In Matter of Cooperman, 591 N.Y.S.2d 855, 857 (A.D.3Dept. 1993), the appellate court held that non-refundable retainer agreements are against public policy and, therefore, void. In making this determination, the Court stated:
"Since an attorney's fee is never truly nonrefundable until it is earned, the use of this term, which by definition allows an attorney to keep an advance payment irrespective of whether the services contemplated are rendered, is misleading, interferes with a client's right to discharge an attorney, and attempts to limit an attorney's duty to refund promptly, upon discharge, all those fees not yet earned.
The respondent's use of a non-refundable retainer agreement precisely illustrates the abuse inherent in such retainers. The words 'non-refundable fee' are imbued with an absoluteness which conflicts with DR 2-110(A)(3), which provides that a lawyer who withdraws from employment shall refund promptly any part of a fee paid in advance that has not been earned. We find the use of these retainer agreements to be unethical and unconscionable in spite of the inherent right of attorneys to enter into contracts for their services."

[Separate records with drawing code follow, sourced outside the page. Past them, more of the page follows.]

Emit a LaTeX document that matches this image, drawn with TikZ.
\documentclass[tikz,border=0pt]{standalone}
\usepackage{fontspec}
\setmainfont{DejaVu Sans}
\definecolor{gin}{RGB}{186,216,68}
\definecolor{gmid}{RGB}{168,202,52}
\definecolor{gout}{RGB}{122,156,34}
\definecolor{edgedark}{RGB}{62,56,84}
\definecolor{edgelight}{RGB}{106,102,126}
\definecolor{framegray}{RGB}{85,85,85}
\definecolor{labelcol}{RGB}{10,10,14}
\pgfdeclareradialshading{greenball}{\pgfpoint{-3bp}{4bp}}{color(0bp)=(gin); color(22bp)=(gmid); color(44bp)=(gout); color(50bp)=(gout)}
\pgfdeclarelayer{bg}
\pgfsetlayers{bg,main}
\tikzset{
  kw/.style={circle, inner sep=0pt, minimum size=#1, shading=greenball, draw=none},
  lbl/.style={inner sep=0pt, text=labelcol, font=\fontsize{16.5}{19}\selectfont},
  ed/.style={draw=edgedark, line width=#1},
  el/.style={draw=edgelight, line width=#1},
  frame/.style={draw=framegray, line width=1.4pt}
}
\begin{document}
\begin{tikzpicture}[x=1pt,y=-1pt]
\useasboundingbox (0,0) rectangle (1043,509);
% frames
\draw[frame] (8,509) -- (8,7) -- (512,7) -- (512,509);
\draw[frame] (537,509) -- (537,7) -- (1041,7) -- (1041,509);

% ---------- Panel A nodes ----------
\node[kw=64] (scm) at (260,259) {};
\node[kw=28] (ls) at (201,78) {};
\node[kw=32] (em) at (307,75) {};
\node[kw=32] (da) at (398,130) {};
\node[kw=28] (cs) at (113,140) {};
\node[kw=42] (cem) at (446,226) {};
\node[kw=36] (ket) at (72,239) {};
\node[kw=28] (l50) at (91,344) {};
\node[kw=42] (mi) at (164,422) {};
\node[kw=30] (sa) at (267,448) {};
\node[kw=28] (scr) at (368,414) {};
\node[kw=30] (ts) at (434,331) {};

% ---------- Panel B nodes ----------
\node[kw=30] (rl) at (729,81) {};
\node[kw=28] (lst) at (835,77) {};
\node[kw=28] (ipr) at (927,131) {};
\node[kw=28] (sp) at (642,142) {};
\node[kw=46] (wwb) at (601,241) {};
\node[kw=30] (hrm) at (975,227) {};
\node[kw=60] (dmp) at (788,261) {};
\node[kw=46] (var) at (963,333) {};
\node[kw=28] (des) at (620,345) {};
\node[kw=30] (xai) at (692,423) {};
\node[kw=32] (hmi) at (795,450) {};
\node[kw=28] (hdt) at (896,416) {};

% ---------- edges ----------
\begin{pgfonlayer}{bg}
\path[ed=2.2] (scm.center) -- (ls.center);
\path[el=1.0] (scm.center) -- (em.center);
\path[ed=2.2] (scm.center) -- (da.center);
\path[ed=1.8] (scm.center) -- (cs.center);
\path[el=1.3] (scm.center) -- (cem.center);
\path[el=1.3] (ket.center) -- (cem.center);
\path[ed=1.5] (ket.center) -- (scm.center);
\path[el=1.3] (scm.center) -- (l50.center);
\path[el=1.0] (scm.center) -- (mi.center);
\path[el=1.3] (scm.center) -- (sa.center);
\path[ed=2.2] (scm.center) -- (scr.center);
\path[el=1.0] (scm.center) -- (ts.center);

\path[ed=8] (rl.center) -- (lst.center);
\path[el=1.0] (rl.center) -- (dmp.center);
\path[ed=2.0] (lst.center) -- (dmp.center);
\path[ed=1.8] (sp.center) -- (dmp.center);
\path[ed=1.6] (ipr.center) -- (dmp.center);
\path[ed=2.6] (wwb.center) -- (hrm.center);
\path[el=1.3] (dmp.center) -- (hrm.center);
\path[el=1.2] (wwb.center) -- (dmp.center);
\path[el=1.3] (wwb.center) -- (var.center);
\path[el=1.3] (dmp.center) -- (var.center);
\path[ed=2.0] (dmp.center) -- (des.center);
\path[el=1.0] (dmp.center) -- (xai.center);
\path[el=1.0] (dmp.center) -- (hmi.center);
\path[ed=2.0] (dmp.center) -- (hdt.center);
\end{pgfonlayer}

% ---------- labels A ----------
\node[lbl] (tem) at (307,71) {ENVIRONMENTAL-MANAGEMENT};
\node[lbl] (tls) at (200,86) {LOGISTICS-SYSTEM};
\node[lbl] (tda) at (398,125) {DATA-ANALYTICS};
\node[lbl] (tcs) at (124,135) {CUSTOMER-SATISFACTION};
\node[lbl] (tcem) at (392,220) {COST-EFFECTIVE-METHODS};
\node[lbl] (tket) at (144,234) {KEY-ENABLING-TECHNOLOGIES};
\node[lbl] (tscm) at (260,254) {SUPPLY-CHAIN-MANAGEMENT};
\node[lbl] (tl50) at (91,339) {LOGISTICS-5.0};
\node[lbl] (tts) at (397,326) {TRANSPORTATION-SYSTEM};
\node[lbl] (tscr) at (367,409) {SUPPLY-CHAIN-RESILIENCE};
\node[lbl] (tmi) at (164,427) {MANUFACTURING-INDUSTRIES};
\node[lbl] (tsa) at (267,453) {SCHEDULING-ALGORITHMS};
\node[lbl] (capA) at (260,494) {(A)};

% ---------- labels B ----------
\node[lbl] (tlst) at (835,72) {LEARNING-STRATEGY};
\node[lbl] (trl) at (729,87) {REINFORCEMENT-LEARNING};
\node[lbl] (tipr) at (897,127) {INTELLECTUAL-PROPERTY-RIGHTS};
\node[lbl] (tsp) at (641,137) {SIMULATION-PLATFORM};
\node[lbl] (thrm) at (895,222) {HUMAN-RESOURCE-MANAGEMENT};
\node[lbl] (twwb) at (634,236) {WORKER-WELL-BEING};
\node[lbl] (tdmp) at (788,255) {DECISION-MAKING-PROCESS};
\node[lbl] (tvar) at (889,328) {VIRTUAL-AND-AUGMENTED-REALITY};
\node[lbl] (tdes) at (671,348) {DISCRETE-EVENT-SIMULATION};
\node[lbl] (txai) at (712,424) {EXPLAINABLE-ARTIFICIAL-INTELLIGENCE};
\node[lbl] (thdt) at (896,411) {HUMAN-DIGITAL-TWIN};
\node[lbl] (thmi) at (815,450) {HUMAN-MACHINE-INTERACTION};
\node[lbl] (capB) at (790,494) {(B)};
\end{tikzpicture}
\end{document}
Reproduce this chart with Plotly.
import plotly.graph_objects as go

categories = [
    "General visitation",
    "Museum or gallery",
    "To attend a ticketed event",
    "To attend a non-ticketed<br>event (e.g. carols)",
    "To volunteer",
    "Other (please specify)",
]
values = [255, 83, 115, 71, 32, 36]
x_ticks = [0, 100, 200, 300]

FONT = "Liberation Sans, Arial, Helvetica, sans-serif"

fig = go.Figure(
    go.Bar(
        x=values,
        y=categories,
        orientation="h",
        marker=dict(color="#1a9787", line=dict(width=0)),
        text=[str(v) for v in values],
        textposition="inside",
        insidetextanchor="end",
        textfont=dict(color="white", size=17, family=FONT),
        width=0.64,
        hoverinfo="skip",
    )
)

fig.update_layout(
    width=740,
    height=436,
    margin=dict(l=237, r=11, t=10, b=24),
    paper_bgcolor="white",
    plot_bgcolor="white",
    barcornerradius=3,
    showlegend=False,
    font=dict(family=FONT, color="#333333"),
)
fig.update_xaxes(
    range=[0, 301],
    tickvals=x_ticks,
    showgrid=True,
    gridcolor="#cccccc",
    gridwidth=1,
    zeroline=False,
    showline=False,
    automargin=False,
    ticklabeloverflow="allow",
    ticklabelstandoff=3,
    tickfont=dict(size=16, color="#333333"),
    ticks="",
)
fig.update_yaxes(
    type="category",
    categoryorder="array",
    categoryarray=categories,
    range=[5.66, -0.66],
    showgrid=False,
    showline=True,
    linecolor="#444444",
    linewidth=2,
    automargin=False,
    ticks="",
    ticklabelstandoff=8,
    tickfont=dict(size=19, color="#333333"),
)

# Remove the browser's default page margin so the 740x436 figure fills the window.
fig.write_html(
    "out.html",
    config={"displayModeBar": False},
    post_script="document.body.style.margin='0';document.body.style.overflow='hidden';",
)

Additionally, non-refundable fee language is objectionable because it may chill a client from exercising his or her right to discharge his or her lawyer and, thus, force the client to proceed with a lawyer that the client no longer has confidence in. In Fracasse v. Brent, 494 P.2d 9 (Cal. 1972), the court recognized the valuable right of a client to discharge a lawyer that the client no longer trusts and the requirement that the discharged lawyer collect his fee on a quantum meruit basis. The rationale of the court was that the risk of paying a fee to the discharged lawyer and a fee to the new lawyer would seriously chill the client's right to discharge. Similar logic would apply here in that the client faced with what the client believes to be a non-refundable fee, may be reluctant to discharge the lawyer and be forced to continue with a lawyer in whom the client has no confidence. The court in Cooperman found that any attempt by a lawyer to hinder the right to discharge the lawyer contravenes the Code of Professional Responsibility by which all lawyers are bound. (Supra, at 858).